In law enforcement, we often hear about concepts like “distance equals time” and the “21-foot rule.” These are solid principles, but they shouldn’t be the only tools in an officer’s decision-making arsenal. Ideally, officers could manage every arrest, control, and de-escalation from a safe distance.
However, reality doesn’t always cooperate. Taking physical control of resistant adults, who aren’t bound by any SOPs, laws, or policies, is unpredictable and rarely mirrors the training environment. Winning these encounters requires officers to be confident and competent in securing the inside position, recognizing opportunities to use physical control rather than escalating force.
In our training sessions, we run drills where students escape from a front choke or headlock. Instead of immediately disengaging and creating distance, they learn to identify windows of opportunity to use their physical skills to control the situation. While disengaging and transitioning to another tool or de-escalating from a distance remains an option, it shouldn’t be the only one.

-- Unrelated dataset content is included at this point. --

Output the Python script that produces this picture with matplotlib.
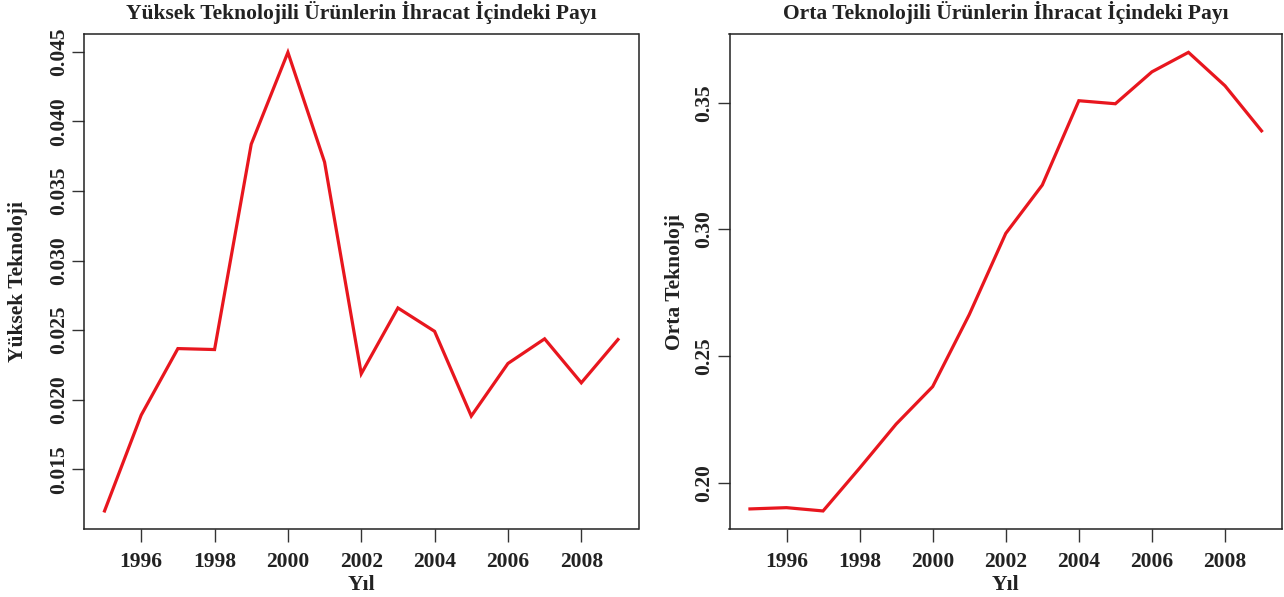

Teaching officers to always break contact and create distance might cause them to miss the best opportunity to use surprise and superior technique to win a close-range encounter. Eventually, officers will need to re-engage in the same space they initially abandoned.
https://youtu.be/POsuD82cx44?si=zJqBki6vtlCKx0ou
By training officers to recognize and seize the first opportunity to use the least amount of force necessary to end an encounter, we all win.